Friday, March 27, 2015

Bless You Baby

I ran across my multi-colored well-worn journal from sixth grade clearing some space in my closet. I read through each page hoping to rediscover cutesy nostalgic stories and kid-friendly prose.

27-year-old Caitlin Baird is not impressed with 12-year-old Caitlin Baird.

As I looked over the sparkly blue gel-penned words my heart sank; for the most part, my young thoughts were not directed toward school assignments or family fun or outdoor adventures.

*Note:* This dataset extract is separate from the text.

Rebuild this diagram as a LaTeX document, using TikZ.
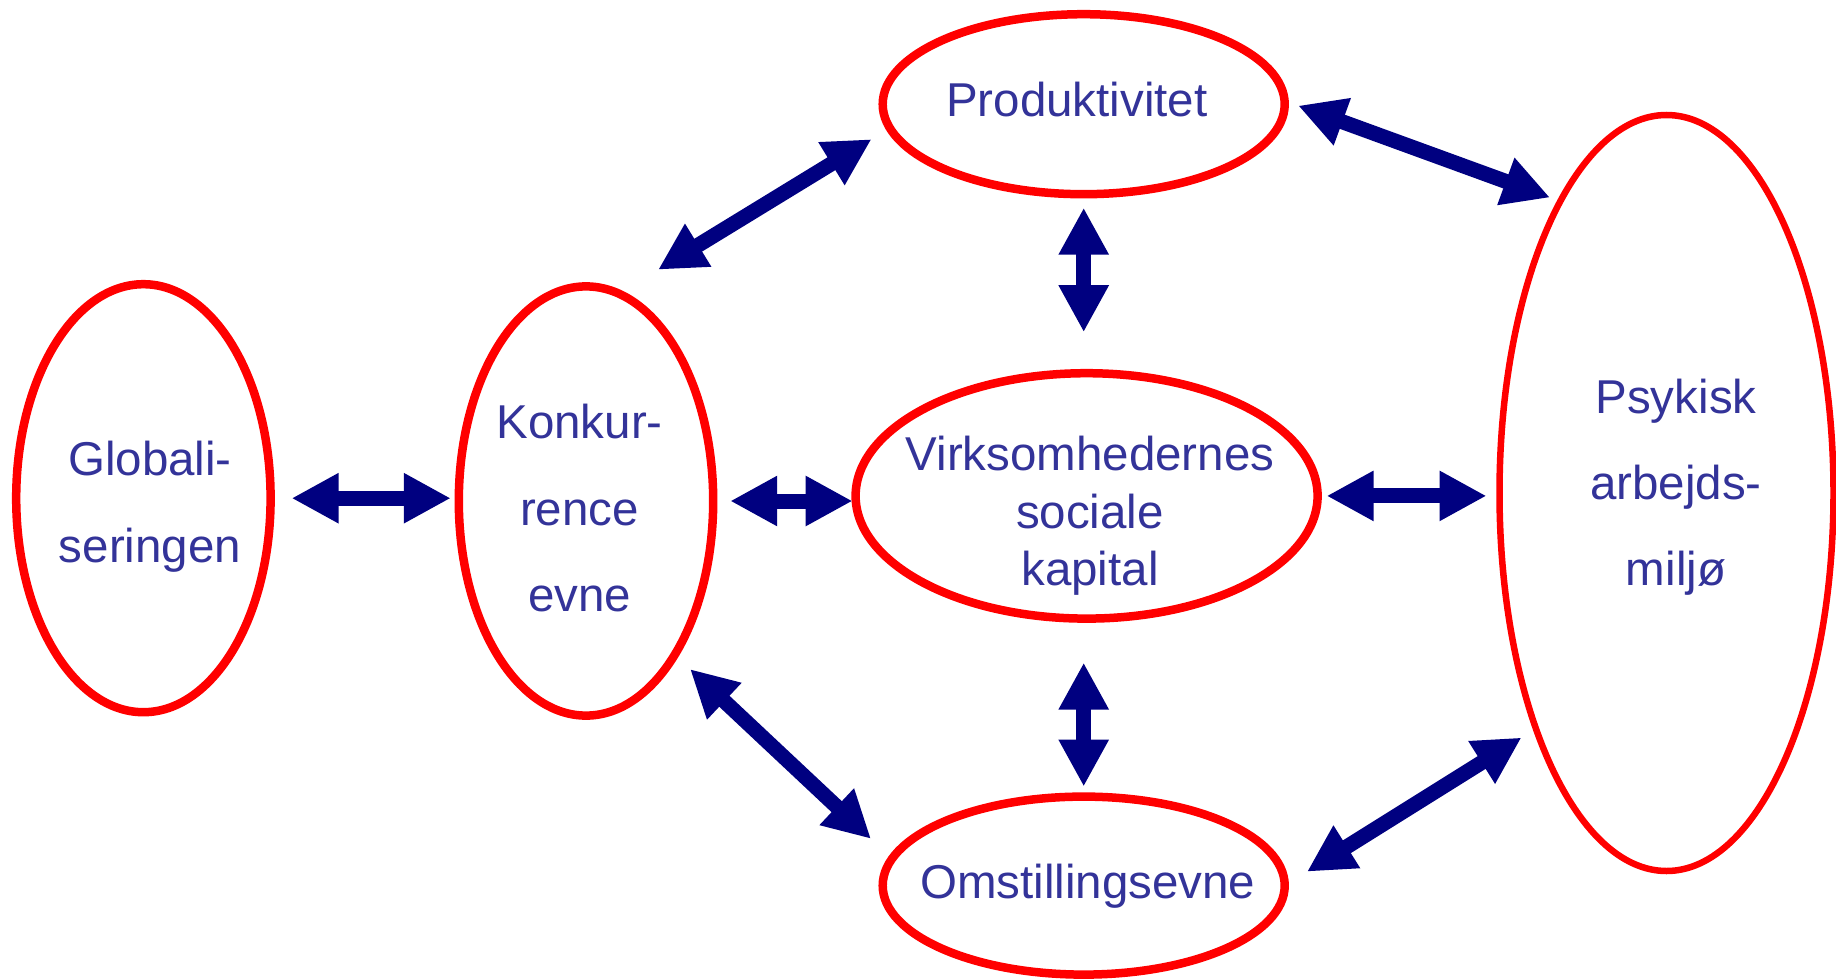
\documentclass[tikz,border=0pt]{standalone}
\usepackage{fontspec}
\setmainfont{Liberation Sans}
\usetikzlibrary{shapes.geometric,arrows.meta}
\definecolor{ringred}{HTML}{FF0000}
\definecolor{arrowblue}{HTML}{000080}
\definecolor{labelblue}{HTML}{333399}
\begin{document}
\begin{tikzpicture}[x=1pt,y=-1pt,
  ring/.style={ellipse, draw=ringred, line width=8.5pt, inner sep=0pt, outer sep=0pt},
  lbl/.style={text=labelblue, font=\fontsize{47.5}{47.5}\selectfont, anchor=base, inner sep=0pt},
  biarrow/.style={draw=arrowblue, line width=15pt,
    {Triangle[length=47pt,width=47pt]}-{Triangle[length=47pt,width=47pt]}},
]
\fill[white] (0,0) rectangle (1836,979);
\useasboundingbox (0,0) rectangle (1836,979);

% the six factors
\node[ring, minimum width=254.4pt, minimum height=428pt]   (glob) at (143.4,498.2) {};
\node[ring, minimum width=254.4pt, minimum height=429.2pt] (konk) at (586,501) {};
\node[ring, minimum width=402pt,   minimum height=180pt]   (prod) at (1083.7,104.2) {};
\node[ring, minimum width=462pt,   minimum height=245.4pt] (virk) at (1086.6,495.9) {};
\node[ring, minimum width=402pt,   minimum height=178pt]   (omst) at (1083.7,885.6) {};
\node[ring, line width=6.5pt, minimum width=334pt, minimum height=756pt] (psyk) at (1666.5,493) {};

% labels
\node[lbl] (globA) at (150,475) {Globali-};
\node[lbl] (globB) at (150,562.7) {seringen};
\node[lbl] (konkA) at (579.5,438.3) {Konkur-};
\node[lbl] (konkB) at (579.5,525) {rence};
\node[lbl] (konkC) at (579.5,611.7) {evne};
\node[lbl] (prodA) at (1076.8,116.7) {Produktivitet};
\node[lbl] (virkA) at (1090,470.7) {Virksomhedernes};
\node[lbl] (virkB) at (1090,528) {sociale};
\node[lbl] (virkC) at (1090,585.5) {kapital};
\node[lbl] (omstA) at (1087.8,898.3) {Omstillingsevne};
\node[lbl] (psykA) at (1676,413) {Psykisk};
\node[lbl] (psykB) at (1676,499) {arbejds-};
\node[lbl] (psykC) at (1676,585) {miljø};

% two-way influences
\draw[biarrow, shorten <=21pt, shorten >=8pt] (glob.east) -- (glob.east -| konk.west);
\draw[biarrow, shorten <=17pt, shorten >=3pt] (konk.east) -- (konk.east -| virk.west);
\draw[biarrow, shorten <=9pt, shorten >=13pt] (virk.east) -- (virk.east -| psyk.west);
\draw[biarrow, shorten <=13.5pt, shorten >=41pt] (prod.south) -- (prod.south |- virk.north);
\draw[biarrow, shorten <=44pt, shorten >=10pt] (omst.north |- virk.south) -- (omst.north);
\draw[biarrow, shorten <=46pt, shorten >=21.5pt] (konk.81.5) -- (prod.187.3);
\draw[biarrow, shorten <=14.5pt, shorten >=11pt] (prod.1.24) -- (psyk.110.75);
\draw[biarrow, shorten <=21pt, shorten >=29pt] (konk.300.3) -- (omst.172.2);
\draw[biarrow, shorten <=26.3pt, shorten >=17pt] (omst.east) -- (psyk.241.9);
\end{tikzpicture}
\end{document}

My mind was stuck on boys. And popularity. And getting my way.

I was a Mean Girl.



The past few seasons of my life have been overflowing with goodness and grace and questions. Through college courses, miles on the trail, countless hours spent with campers, and long conversations with people near and far I have grown in my understanding of Who We Are As People. I am a woman who is seeking the Lord, connecting with family and friends, and encountering adventure in national parks and coffee shops. I desire justice in the world. Love without boundaries. Peace. Hope.

A lot of transformation has occurred in my mind, my body, my skill-set.

And yet there are parts of me that remain the same.

Just this past week my staff at North Fresno Church had the opportunity to look deeper into our group-wide strengths with Professor Trent and his knowledge of interpreting Strengthsfinder results. I had taken the quiz my sophomore year at FPU and was not surprised when my results came back as a duplicate these seven years later. What the test understands to be my strengths resonates well with who I am and what I can bring to the table. While I spent our training session focusing in on my teammates, I have since come back to this question:

If I feel I have changed significantly in the past seven years, should that be reflected by a shift in my strengths?

If I feel like there has been change in seven years, the feeling is even more amplified thinking back fifteen: I am not the same person I was as a sixth grader. Not even close.

The sixth grader who got in trouble on multiple occasions for talking (and laughing. LOUDLY.) in class. The same girl who focused on the cute boys in the crowd and in the process of hunting them down forgot her girl friends. That kid who spent her chores money on jewelry and nail polish and hair clips and Beanie Babies.

She wrote awful things about people in her journal. She used the word "idiot" to describe herself and "stupid" when her friends did something she didn't approve of. She plugged in Bible verses on the days she had no encounter with a cute boy or trip to the mall.



No, not her. I don't like that kid at all.
Don't put her in my cabin.
Don't ask me to intervene in her rants.
Don't expect me to talk to her when she has another thing to cry about.
Just don't.

But she has been put in my cabin. She has been put in my care.
I've found that girl crying on the sidelines of the game when she is out before her best friend.
She has spent hours talking about boys and makeup and how much she views herself as dumb.
We've walked for miles and she has nothing good to say about anything.

Sometimes she has blond hair and sometimes she has brown eyes.
Sometimes she is rail-thin and sometimes she wears uncomfortable shoes.
Sometimes she is a He and sometimes she is seventeen.
But every time that kid I want to stay away from finds me.

They need me. And I need them.
Because they are me. And I am them.

I can love the Mean Girls and Boys in this world and know they can look back in fifteen years and be thankful for the transformation that will take place in their own lives.

We can outgrow crushes: "I really love him." [Jan 23, 2000]
We can learn to love ourselves and others: "I hate that guy." [Jan 26, 2000]
We can accept our strengths: "I feel so lame not being able to do it." [Feb 18, 2000]
And We can learn to appreciate life: "I'm so proud of me!" [April 25, 2001]



Is that Mean Girl still a part of me? Is that, like my strengths, a core piece to who I am as creation?

I am glad my journal entries now reflect the thoughts of a woman who looks a little nicer, appreciates a little more, and loves a little better. She is able to take care of sixth graders with a greater depth than some other adults. After all, she was one of them.